In case you had not noticed, Agassi lives and breathes tennis. Forget the glamorous image, this is a passionate man. He is passionate about his sport, and passionate about his new family. Home life for Agassi is being a husband to Steffi Graf and a father to Jaden Gil.

On the circuit, his raison d'être is to push back the limits of the sport. Not content with being only the second player in the Open era to win all four Grand Slam titles, he has now knocked Lleyton Hewitt off the top perch to become the oldest No 1 in the history of tennis. Not bad for the kid who used to be teased because he was too small and "weird" looking.

"It's moments like winning the Australian Open [in January] that make me realise it has all been worth it," he says. "People ask me whether I am considering retirement, but my belief is that if I can still do it, even potentially, then it feels like an obligation, a responsibility to myself and to the game, to carry on. I owe everything to what happens out there inside those lines, and I appreciate that more and more as I get older."

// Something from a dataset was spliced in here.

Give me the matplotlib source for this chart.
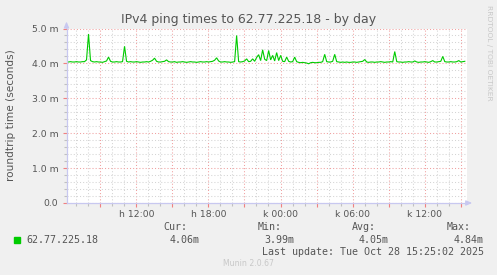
import numpy as np
import matplotlib
matplotlib.use("Agg")
import matplotlib.pyplot as plt
from matplotlib.ticker import MultipleLocator, FuncFormatter

# ---- data ----
title = "IPv4 ping times to 62.77.225.18 - by day"
ylabel = "roundtrip time (seconds)"
series_name = "62.77.225.18"
start_hour = 6.18          # hours since Mon 00:00 (first sample)
step_hour = 1.0 / 6.0      # 10-minute samples
x_range = (6.18, 39.53)
ping_ms = [
    4.05, 4.04, 4.05, 4.04, 4.04, 4.05, 4.04, 4.04, 4.05, 4.05,
    4.10, 4.84, 4.08, 4.05, 4.04, 4.05, 4.04, 4.04, 4.03, 4.05,
    4.07, 4.18, 4.06, 4.04, 4.04, 4.05, 4.04, 4.04, 4.05, 4.49,
    4.06, 4.04, 4.05, 4.04, 4.04, 4.05, 4.04, 4.03, 4.04, 4.04,
    4.05, 4.04, 4.06, 4.09, 4.15, 4.06, 4.04, 4.04, 4.05, 4.06,
    4.10, 4.05, 4.04, 4.04, 4.05, 4.03, 4.04, 4.04, 4.05, 4.04,
    4.03, 4.04, 4.05, 4.04, 4.04, 4.03, 4.04, 4.05, 4.04, 4.04,
    4.05, 4.04, 4.05, 4.06, 4.09, 4.16, 4.07, 4.04, 4.04, 4.05,
    4.04, 4.04, 4.03, 4.04, 4.05, 4.80, 4.05, 4.04, 4.05, 4.07,
    4.13, 4.05, 4.06, 4.13, 4.06, 4.17, 4.25, 4.08, 4.39, 4.12,
    4.08, 4.37, 4.10, 4.23, 4.07, 4.31, 4.08, 4.23, 4.06, 4.05,
    4.18, 4.06, 4.04, 4.05, 4.18, 4.05, 4.03, 4.02, 4.03, 4.02,
    4.01, 3.99, 4.02, 4.03, 4.02, 4.02, 4.03, 4.03, 4.05, 4.26,
    4.05, 4.04, 4.04, 4.06, 4.26, 4.05, 4.04, 4.03, 4.04, 4.03,
    4.04, 4.03, 4.03, 4.04, 4.04, 4.03, 4.04, 4.05, 4.06, 4.11,
    4.04, 4.03, 4.04, 4.04, 4.03, 4.04, 4.04, 4.05, 4.04, 4.03,
    4.04, 4.04, 4.05, 4.04, 4.34, 4.05, 4.04, 4.04, 4.03, 4.04,
    4.04, 4.05, 4.04, 4.04, 4.07, 4.04, 4.03, 4.04, 4.04, 4.05,
    4.04, 4.03, 4.05, 4.08, 4.04, 4.04, 4.05, 4.06, 4.20, 4.05,
    4.04, 4.04, 4.05, 4.04, 4.04, 4.05, 4.08, 4.04, 4.05, 4.06,
]
day_prefix = {0: "h", 1: "k"}
stat_names = ["Cur:", "Min:", "Avg:", "Max:"]
stat_values = ["4.06m", "3.99m", "4.05m", "4.84m"]
last_update = "Last update: Tue Oct 28 15:25:02 2025"
version_text = "Munin 2.0.67"
side_text = "RRDTOOL / TOBI OETIKER"

# ---- figure ----
W, H = 497, 275
fig = plt.figure(figsize=(W / 100, H / 100), dpi=100, facecolor="#f0f0f0")
L, R, T, B = 66.5, 467.0, 28.5, 203.0
ax = fig.add_axes([L / W, 1 - B / H, (R - L) / W, (B - T) / H])
ax.set_facecolor("white")

hours = start_hour + step_hour * np.arange(len(ping_ms))
ax.plot(hours, ping_ms, color="#00cc00", lw=0.8, zorder=5, solid_joinstyle="miter")

ax.set_xlim(*x_range)
ax.set_ylim(0, 5.0)

ax.xaxis.set_major_locator(MultipleLocator(3))
ax.xaxis.set_minor_locator(MultipleLocator(1))
ax.yaxis.set_major_locator(MultipleLocator(1))
ax.yaxis.set_minor_locator(MultipleLocator(0.2))


def xfmt(v, pos):
    h = int(round(v))
    if h % 6 != 0:
        return ""
    return f"{day_prefix[h // 24]} {h % 24:02d}:00"


def yfmt(v, pos):
    if abs(v) < 1e-9:
        return "0.0"
    return f"{v:.1f} m"


ax.xaxis.set_major_formatter(FuncFormatter(xfmt))
ax.yaxis.set_major_formatter(FuncFormatter(yfmt))

ax.grid(which="minor", color="#d4d4d4", linestyle=(0, (1, 2)), lw=0.75, zorder=1)
ax.grid(which="major", color="#f0a0a0", linestyle=(0, (1, 2)), lw=0.75, zorder=2)
ax.set_axisbelow(True)

ax.tick_params(which="major", axis="x", length=3, width=0.8, color="#f08080",
               labelsize=6.7, labelcolor="#555555", pad=2)
ax.tick_params(which="minor", axis="x", length=2, width=0.8, color="#c0c0c0")
ax.tick_params(which="major", axis="y", length=3, width=0.8, color="#f08080",
               labelsize=6.7, labelcolor="#555555", pad=3)
ax.tick_params(which="minor", axis="y", length=2, width=0.8, color="#c0c0c0")

for s in ["top", "right"]:
    ax.spines[s].set_visible(False)
for s in ["left", "bottom"]:
    ax.spines[s].set_color("#c8c8f0")
    ax.spines[s].set_linewidth(0.9)
    ax.spines[s].set_zorder(6)

# axis arrows
axcol = "#c8c8f0"
ax.annotate("", xy=(0, 1.04), xytext=(0, 1.0), xycoords="axes fraction",
            arrowprops=dict(arrowstyle="-|>,head_width=0.15,head_length=0.35",
                            color=axcol, lw=0.9, shrinkA=0, shrinkB=0),
            annotation_clip=False)
ax.annotate("", xy=(1.013, 0), xytext=(1.0, 0), xycoords="axes fraction",
            arrowprops=dict(arrowstyle="-|>,head_width=0.15,head_length=0.35",
                            color=axcol, lw=0.9, shrinkA=0, shrinkB=0),
            annotation_clip=False)

# texts
fig.text(248.3 / W, 1 - 19 / H, title, ha="center", va="center",
         fontsize=9, color="#555555", family="DejaVu Sans")
fig.text(11 / W, 1 - 115 / H, ylabel, ha="center", va="center", rotation=90,
         fontsize=7.6, color="#555555", family="DejaVu Sans")
fig.text(488.5 / W, 1 - 53 / H, side_text, ha="center", va="center", rotation=270,
         fontsize=5.4, color="#c8c8c8", family="DejaVu Sans")

mono = "DejaVu Sans Mono"
msz = 7.2
tcol = "#555555"
fig.patches.append(plt.Rectangle((14 / W, 1 - 242.7 / H), 6 / W, 5.4 / H,
                                 transform=fig.transFigure, color="#00cc00"))
fig.text(26.7 / W, 1 - 240 / H, series_name, ha="left", va="center",
         fontsize=msz, color=tcol, family=mono)
name_x = [163.3, 258.0, 351.7, 446.7]
val_x = [169.3, 264.3, 358.3, 453.3]
for nx, vx, n, v in zip(name_x, val_x, stat_names, stat_values):
    fig.text(nx / W, 1 - 227.3 / H, n, ha="left", va="center",
             fontsize=msz, color=tcol, family=mono)
    fig.text(vx / W, 1 - 240 / H, v, ha="left", va="center",
             fontsize=msz, color=tcol, family=mono)
fig.text(261.7 / W, 1 - 251.7 / H, last_update, ha="left", va="center",
         fontsize=msz, color=tcol, family=mono)
fig.text(223.3 / W, 1 - 264 / H, version_text, ha="left", va="center",
         fontsize=5.6, color="#c8c8c8", family="DejaVu Sans")

fig.savefig("out.png", dpi=100, facecolor=fig.get_facecolor())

The same is true of Wimbledon, a tournament that held few happy memories for Agassi early in his career, but has since become a firm favourite. "When I was a kid," he recalls, "there was a lack of interest there. I didn't have any desire to be on the grass, I didn't feel like it was tennis. I remember feeling like it was inconvenient in my schedule."

His first match was what he describes as "a short experience, probably an hour and seven minutes on Court No 2 against Henri Leconte". Agassi swore he would never return, but eventually decided to get back in the saddle. "I got older, I guess, and I started being aware of what Wimbledon is, what it means to the sport and what it means to your own career. The actual challenge of playing on the grass got addicting."

So does he firmly believe that grass still has a place in the calendar? "If it wasn't for Wimbledon, no," he replies honestly. "I think Wimbledon is sort of an event in itself: it has its own magic, its own place, its rightful place. But I think Wimbledon makes the grass more than the grass makes Wimbledon.

"Grass highlights the shot-making side, but you sort of end up skipping the strategic part of things. Then Wimbledon comes into the equation, and it's a whole different thing. To be out there is the greatest feeling in the world."

No one appreciates this more than the lady in Agassi's life. Graf is one of the few tennis players with a better record than her husband. In fact, she has so many trophies that Agassi says she does not know "where half of them are". "My seven Slams are in my gym at home and serve as a reminder to me of what it is we continually strive for." Is there any competition between the two champions? "I don't fight battles I can't win," is Agassi's instant reply.

Nor does the retired Graf, who knows better than most what winning Wimbledon means to an athlete and must therefore find it very difficult to have to sit in the stands to watch Agassi compete. "I think there's two sides to it," he says. "There's the side of it that's really tough because, obviously, caring for me and not having any say in what happens is tough. She's used to winning 98 per cent of the time, so now she's taken a step down when it comes to her success rate at the courts. But that being said, she sees me go through these things and she doesn't miss what she used to have to go through. She doesn't miss it when she sees the painful side."

Having shown good form at Queen's, the chances are that Agassi will have relatively few painful moments over the Wimbledon fortnight. But can he make it to the first Sunday in July? "Oh, it would be incredible," he says. "To be back out there in the final on the last day and to win - it would be the best one of all the Slams for me."